Retratos de identificação... – Inspirado no documentário
homônimo de Anita Leandro (2014). Imagem:
"Não esquecer,
nem perdoar", mural em homenagem às Mães da Praça de Mayo, em Buenos
Aires – Vidoutra essa, muito diferente da que presenciava pelos
amanheceres e minguantes crepusculares. O que sei, onde moro qualquer lugar
igual mesmice e falsas impressões. Na minha solidão falava alto Annie Dillard: Eu desço até a água para refrescar meus
olhos. Mas em todos os lugares que olho, vejo fogo; o que não é pederneira é
isca, e o mundo inteiro faíscas e chamas... E expôs entre as mãos: Este é o verdadeiro crânio perdido de Schiller, os demais são todos
apócrifos. E mais mostrou das cartas de mortos, revelavam o que temia: os tribais sorielisarb. Ora, porque éramos e os nossos, tão
antagônicos quanto assemelhados com seus anseios de bunkers fortificados
protegendo-se de si e de nós mesmos. Fez-se então Filha da dor no Efeito Genovese, agora a sua foto com uma quina sobre
o peito na hora da pose, o clique, e a minha face em todas as fotos de outros
desaparecidos mundafora. Uma lágrima rolou sobre a face dela. E disse que não
era hora de chorar. Sei que todos ignoram, os que se dizem vizinhos são tão
estranhos quanto na horagá, os que trabalham e apenas isso, ou seja lá o que
for, alheios a tudo. Era como se ouvisse Ivo Andrić: Entre o medo de que algo aconteça e a esperança de que ainda não
aconteça, há muito mais espaço do que se pensa. Nesse espaço estreito,
duro, vazio e escuro, muitos de nós passamos nossas vidas... E dizia que era preciso tomar pé
dos batentes falsos, das emboscadas por muitos e quantos descaminhos. Em cada abraço um ato de amor entendido como
loucura ou delito. Para quem vive havia de se cuidar, não será nada fácil
passar por onde quer que seja. O que sei é que ela não deixou nenhuma carta,
disse adeus e se matou sob um trem que passava numa estação de Berlim.
Cantarolava
Mariazé... – Imagem: Quietude (2017), da
artista plástica Marcia Gebara, integrante do Grupo Ateliê Virtual 2022. – Sim, cantarolava efusiva Mariazé a Sabiá de Zé Dantas e Gonzagão: A
todo mundo eu dou psiu \ Perguntando por meu bem \ E tendo o coração vazio \ Vivo
assim a dar psiu \ Sabiá, vem cá também \ Tu, que andas pelo mundo, sabiá \ Tu,
que tanto já voou \ Tu, que fala aos passarinhos \ Alivia a minha dor \ Tem
pena d'eu \ Diz, por favor\ Tu, que tanto andas no mundo\ Onde anda o meu amor,
sabiá? E era pra lá e pra cá, fstiva, radiante. Acompanhava seus passos atentamente,
sua vozinha, seus afazeres, sua disfarçada consternação. Por ser ruiva era apelidada pelos parentes de Boadicea; pros estranhos era reiterada Boadica. Não, não era, tinha
certeza. Fui tirar isso a limpo e indaguei a razão pela qual tratavam-na pela
tal. Respondeu-me tal Zelda Fitzgerald: Olhe mais perto e
você verá algo extraordinário, mistificando algo real e verdadeiro. Nunca fomos
o que parecíamos. Estranhei e só muito depois ela achegou-se reveladora: tornou-se o que a chamam ao tomar as dores de uma sua amiga que foi
esquartejada pelo marido ciumento. Ninguém sabia a razão pela qual o crime
ocorrera. E a notícia não demorou: explodiram também a cabeça dela, irreconhecível.
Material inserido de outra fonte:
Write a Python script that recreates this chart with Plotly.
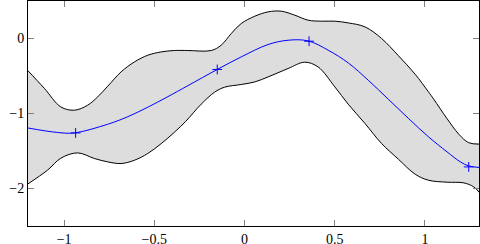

Durante o enterro ouvi alguém soltar sigilo entre dentes com desdém, de que ela
presenciara um crime e denunciou o assassino que foi preso; mas, pouco tempo
depois, conseguiu fugir e foi à forra: tiros esfacelaram seu belo semblante.
Dias depois um irmão dela também foi alvejado por balas até agora anônimas e
está sepultado no silêncio de décadas. Comigo a dor de cada qual, dores pelos
descaminhos. Mas o mundo pode ser diferente e melhor. Viver pode ser bom,
necessariamente. Enquanto isso, até mais ver.